-- BEGIN DATA LINES --

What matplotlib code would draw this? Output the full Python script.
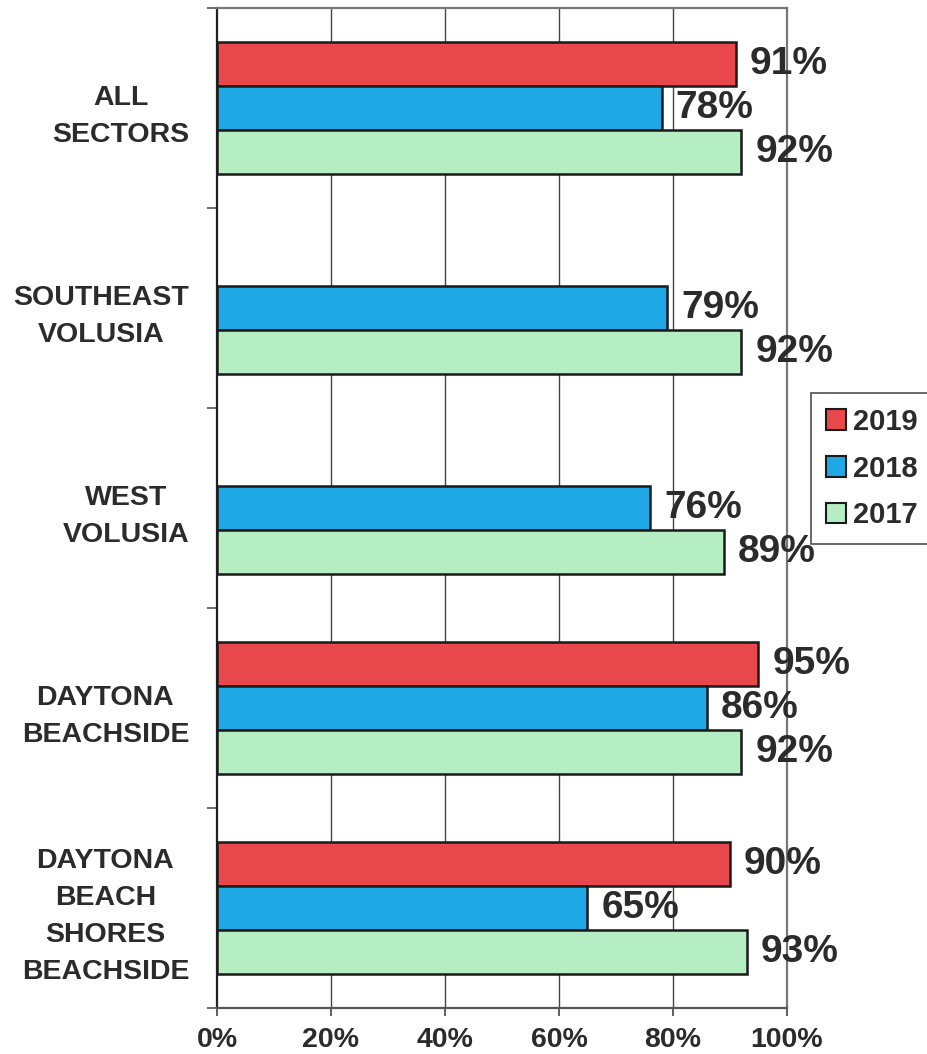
import numpy as np
import matplotlib
matplotlib.use('Agg')
import matplotlib.pyplot as plt
from matplotlib.patches import Patch

plt.rcParams['font.family'] = ['Liberation Sans', 'DejaVu Sans']

### DATA
sectors = ['ALL\nSECTORS', 'SOUTHEAST\nVOLUSIA', 'WEST\nVOLUSIA',
           'DAYTONA\nBEACHSIDE', 'DAYTONA\nBEACH\nSHORES\nBEACHSIDE']
years = ['2019', '2018', '2017']
pct_2019 = [91, np.nan, np.nan, 95, 90]
pct_2018 = [78, 79, 76, 86, 65]
pct_2017 = [92, 92, 89, 92, 93]
x_ticks = [0, 20, 40, 60, 80, 100]
x_ticklabels = ['0%', '20%', '40%', '60%', '80%', '100%']

colors = ['#E8474C', '#1EA9E6', '#B5EEC3']

fig = plt.figure(figsize=(9.28, 10.54), dpi=100)
ax = fig.add_axes([217 / 928, 1 - 1008 / 1054, (787 - 217) / 928, 1000 / 1054])

y = np.arange(len(sectors))
h = 0.22
series = [pct_2019, pct_2018, pct_2017]
for i, (vals, col) in enumerate(zip(series, colors)):
    pos = y + (i - 1) * h
    vals = np.array(vals, dtype=float)
    ok = ~np.isnan(vals)
    ax.barh(pos[ok], vals[ok], height=h, color=col, edgecolor='#1a1a1a',
            linewidth=1.8, zorder=3)
    for p, v in zip(pos[ok], vals[ok]):
        ax.annotate('%d%%' % v, (v, p), xytext=(10, 0), textcoords='offset points',
                    ha='left', va='center', fontsize=28, fontweight='bold',
                    color='#2b2b2b', zorder=4)

ax.set_xlim(0, 100)
ax.set_ylim(len(sectors) - 0.5, -0.5)

# x axis
ax.set_xticks(x_ticks)
ax.set_xticklabels(x_ticklabels, fontsize=20.5, fontweight='bold', color='#2b2b2b')
ax.tick_params(axis='x', direction='out', length=6, width=1.2, color='#444444', pad=8)
for gx in x_ticks[1:-1]:
    ax.axvline(gx, color='#444444', linewidth=1.0, zorder=1)

# y axis: labels centered on groups, ticks on boundaries
ax.set_yticks(y)
ax.set_yticklabels(sectors, fontsize=20.5, fontweight='bold', color='#2b2b2b',
                   multialignment='center', linespacing=1.55)
ax.tick_params(axis='y', length=0, pad=20)
ax.set_yticks(np.arange(len(sectors) + 1) - 0.5, minor=True)
ax.tick_params(axis='y', which='minor', direction='out', length=7, width=1.2, color='#555555')

ax.spines['left'].set_color('#222222')
ax.spines['left'].set_linewidth(1.6)
ax.spines['bottom'].set_color('#555555')
ax.spines['bottom'].set_linewidth(1.6)
ax.spines['top'].set_color('#777777')
ax.spines['top'].set_linewidth(1.6)
ax.spines['right'].set_color('#777777')
ax.spines['right'].set_linewidth(1.6)

handles = [Patch(facecolor=c, edgecolor='#1a1a1a', linewidth=1.5) for c in colors]
leg = fig.legend(handles, years, loc='upper left', bbox_to_anchor=(811 / 928, 1 - 393 / 1054),
                 frameon=True, fancybox=False, edgecolor='#222222',
                 prop={'weight': 'bold', 'size': 21}, handlelength=0.7, handleheight=0.7,
                 handletextpad=0.25, labelspacing=0.65, borderpad=0.5, borderaxespad=0)
leg.get_frame().set_linewidth(1.2)
for t in leg.get_texts():
    t.set_color('#2b2b2b')

fig.savefig('out.png', dpi=100)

-- END DATA LINES --

[WRITTEN EXERCISE]
Word for word, quote the lines above. Omit the pictures.

[SOLUTION FOR THIS PROBLEM]
What matplotlib code would draw this? Output the full Python script.
import numpy as np
import matplotlib
matplotlib.use('Agg')
import matplotlib.pyplot as plt
from matplotlib.patches import Patch

plt.rcParams['font.family'] = ['Liberation Sans', 'DejaVu Sans']

### DATA
sectors = ['ALL\nSECTORS', 'SOUTHEAST\nVOLUSIA', 'WEST\nVOLUSIA',
           'DAYTONA\nBEACHSIDE', 'DAYTONA\nBEACH\nSHORES\nBEACHSIDE']
years = ['2019', '2018', '2017']
pct_2019 = [91, np.nan, np.nan, 95, 90]
pct_2018 = [78, 79, 76, 86, 65]
pct_2017 = [92, 92, 89, 92, 93]
x_ticks = [0, 20, 40, 60, 80, 100]
x_ticklabels = ['0%', '20%', '40%', '60%', '80%', '100%']

colors = ['#E8474C', '#1EA9E6', '#B5EEC3']

fig = plt.figure(figsize=(9.28, 10.54), dpi=100)
ax = fig.add_axes([217 / 928, 1 - 1008 / 1054, (787 - 217) / 928, 1000 / 1054])

y = np.arange(len(sectors))
h = 0.22
series = [pct_2019, pct_2018, pct_2017]
for i, (vals, col) in enumerate(zip(series, colors)):
    pos = y + (i - 1) * h
    vals = np.array(vals, dtype=float)
    ok = ~np.isnan(vals)
    ax.barh(pos[ok], vals[ok], height=h, color=col, edgecolor='#1a1a1a',
            linewidth=1.8, zorder=3)
    for p, v in zip(pos[ok], vals[ok]):
        ax.annotate('%d%%' % v, (v, p), xytext=(10, 0), textcoords='offset points',
                    ha='left', va='center', fontsize=28, fontweight='bold',
                    color='#2b2b2b', zorder=4)

ax.set_xlim(0, 100)
ax.set_ylim(len(sectors) - 0.5, -0.5)

# x axis
ax.set_xticks(x_ticks)
ax.set_xticklabels(x_ticklabels, fontsize=20.5, fontweight='bold', color='#2b2b2b')
ax.tick_params(axis='x', direction='out', length=6, width=1.2, color='#444444', pad=8)
for gx in x_ticks[1:-1]:
    ax.axvline(gx, color='#444444', linewidth=1.0, zorder=1)

# y axis: labels centered on groups, ticks on boundaries
ax.set_yticks(y)
ax.set_yticklabels(sectors, fontsize=20.5, fontweight='bold', color='#2b2b2b',
                   multialignment='center', linespacing=1.55)
ax.tick_params(axis='y', length=0, pad=20)
ax.set_yticks(np.arange(len(sectors) + 1) - 0.5, minor=True)
ax.tick_params(axis='y', which='minor', direction='out', length=7, width=1.2, color='#555555')

ax.spines['left'].set_color('#222222')
ax.spines['left'].set_linewidth(1.6)
ax.spines['bottom'].set_color('#555555')
ax.spines['bottom'].set_linewidth(1.6)
ax.spines['top'].set_color('#777777')
ax.spines['top'].set_linewidth(1.6)
ax.spines['right'].set_color('#777777')
ax.spines['right'].set_linewidth(1.6)

handles = [Patch(facecolor=c, edgecolor='#1a1a1a', linewidth=1.5) for c in colors]
leg = fig.legend(handles, years, loc='upper left', bbox_to_anchor=(811 / 928, 1 - 393 / 1054),
                 frameon=True, fancybox=False, edgecolor='#222222',
                 prop={'weight': 'bold', 'size': 21}, handlelength=0.7, handleheight=0.7,
                 handletextpad=0.25, labelspacing=0.65, borderpad=0.5, borderaxespad=0)
leg.get_frame().set_linewidth(1.2)
for t in leg.get_texts():
    t.set_color('#2b2b2b')

fig.savefig('out.png', dpi=100)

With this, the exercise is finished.